Cranky has gone through the 3 stages of Corona. Numbness, depression and acceptance. Initially numb and not feeling things were so different. Making jokes and going out as much as possible, including to a local mall before they closed to buy a pile of great books to read while being a shut in. Ha ha ha. La de da.
After a week, the depression of being home sets in. This is some creepy shit. Who can concentrate and read a book? I can barely focus enough to watch The Voice. I can’t figure out what to eat. Nothing appeals to me. I keep making food, putting it on a plate and then scraping it into the garbage. After a couple of days of this I call a friend who tells me I must go to the store and buy corned beef hash-that this is the solution. This is from someone who has been a stalwart vegetarian for years. My other vegetarian friend who lives north of Seattle has been cooking up meatloaves and baking chickens, so this might be a trend. My friend is right. The corned beef hash in a can is a food from childhood that I know I could eat. I go to the Korean deli and there is not one can of it on the shelves. I realize everyone is in bunker mode. I go to the supermarket. They have it. I buy 4 cans. I go home and put it in a pan and the dog gets a suspicious look on her face because I think she thought it was supposed to be dog food due to look and smell of it. I put one egg on top to make it semi-healthy. I can eat! I have to do this weird meal everyday and cannot vary from it. I know it is crazy, but it is all I can do. I spent one weekend exhausted from stress. Then I pulled myself together and thought, “ I’m sure Nelson Mandela under house arrest did not watch seven episodes of Homeland in one day.” I must get it together.

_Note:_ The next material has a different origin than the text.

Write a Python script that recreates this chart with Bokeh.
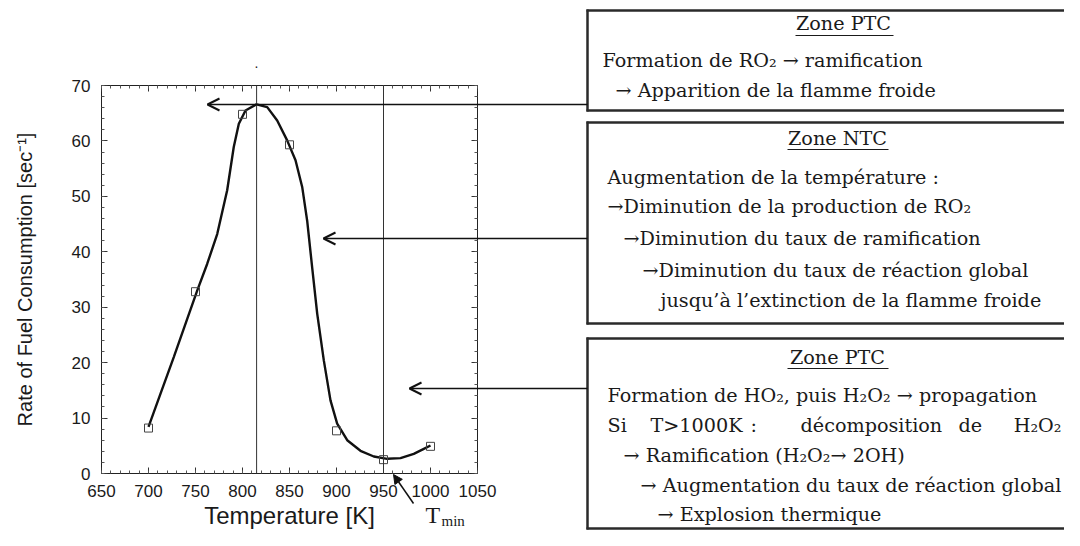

So I have now gone over to acceptance. This is life now. I keep myself on a routine like a disciplined prisoner who works out in their cell. Get up. Mocha Decaf and read. Walk dog. Do work (joke). Do an online ballet barre. Eat hash. Try to work (some days: productive, other days: one phone call). Walk dog. Try to eat something. Try to find one thing on Netflix that holds my attention. Read. Walk dog. Bed.
Today I hand sewed 2 facemasks to comply with the Mayor’s request that we wear them. I don’t want to be shunned at the market. I also refuse to wear the horrible paper things so I cut up a bunny tea towel for one and a navy bandana for the other. I have a face mask wardrobe at the ready.
I realize I won’t be wearing lipstick for a while and this depresses me. Washing hair on a regular basis has been a struggle. Who cares? I actually set my hair on hot rollers yesterday to conduct a Zoom meeting. It was the social event of the day.
My partner sent me flowers the other day to cheer me up. I joked with her that it is amazing that we can keep working under the specter of death. My boss suggests we all read about Churchill to see that they had it worse then. I kinda doubt it. They keep saying “We are in this together.” People in World War II were in it together. We are in this apart.